Having the Kibana server make a full-blown request back to itself will not work for installations configured to use the PKI authentication provider. More generally, it will fail anytime an instance is configured with server.ssl.clientAuthentication: required
Yeah, this was the major issue I had in mind. And I'm not sure injecting requests instead of performing full-blown requests would work around it, given I assume we would still need to fully run the authc workflow for such requests, right @legrego? Or could we virtually have a way to execute http requests "on behalf" of our users without being forced to use the same authc provider (like, something similar to the scoped ES client we're using for impersonation) ?
I think it depends on where/how the request is injected. If it's going through Hapi's request injection feature that you mentioned, then I expect it would fail for the same reason. Other injection techniques might be more successful, but that's beyond my expertise (@azasypkin?).
Sorry if it has been discussed already, but have we considered creating a short-lived API key on behalf of the user under the hood to interact with Kibana and Elasticsearch APIs while the user is interacting with the assistant? The key can be created lazily and disposed of automatically after some idle timeout or once it's expired (as a cleanup measure and because user privileges might change).
It has its own constraints, of course, but at least we won't need to worry about all possible authentication mechanisms and session management.

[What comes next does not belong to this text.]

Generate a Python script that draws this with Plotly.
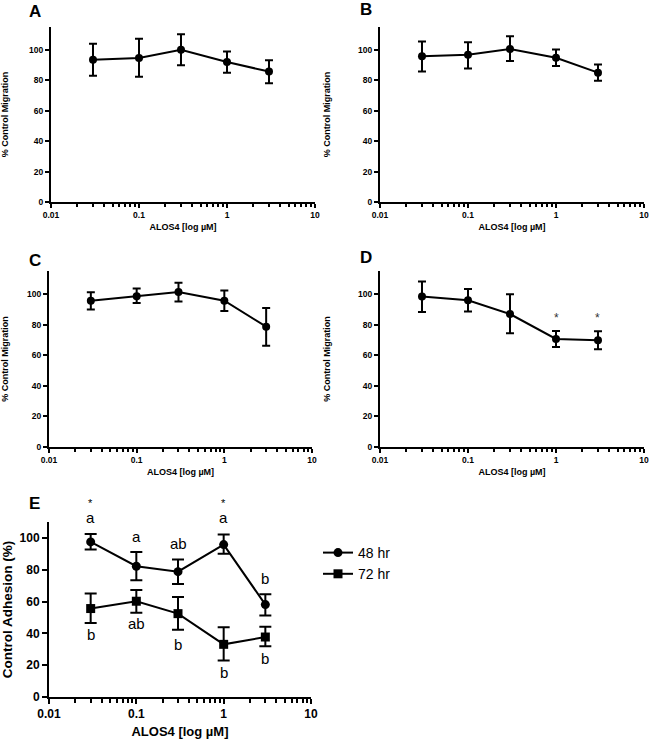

More generally, it will fail anytime an instance is configured with server.ssl.clientAuthentication: required
Yeah this can be problematic, and depends on the approach we pick. There is a high chance that "Hapi injection" bypasses this restriction, though. We need to double check.
Sorry if it has been discussed already, but have we considered creating a short-lived API key on behalf of the user
cc @dgieselaar
@pgayvallet Maybe I'm misunderstanding, but that is solving a different issue than what is being discussed here no?
@pgayvallet Maybe I'm misunderstanding, but that is solving a different issue than what is being discussed here no?
Well, I see two distinct yet closely connected issues here, both revolving around calling Kibana APIs from the route handler:
It seems we have a couple of options for the former one, while the question/suggestion about API keys is aimed at addressing the latter.
Describe the feature:
As a Kibana developer, I want to call other Kibana endpoints from my route handler, without having to worry about TLS, cookies, redirects, base paths, spaces and whatnot.
Describe a specific use case for the feature:
The Observability AI Assistant allows users to use natural language to interact with the Elastic Platform. For instance, users can ask the Assistant to create an index for them, or what the cluster status is. The Assistant will then send what we call a function request (a function name and a payload) back to the platform, which is then executed on behalf of the user. In this case, the assistant would ask for the
elasticsearch
function to be executed, with the payload{ "method: "GET", pathname: "_cluster/health" }
.Similarly, we also have a
kibana
function, which interacts with Kibana APIs. This for instance allows the user to create an SLO using natural language. This is currently implemented in a hacky way, which is executing a request server-side that takes some of the request properties. For various reasons (security, performance, reliability), this is not something we want to support long-term, so we would need an alternative solution.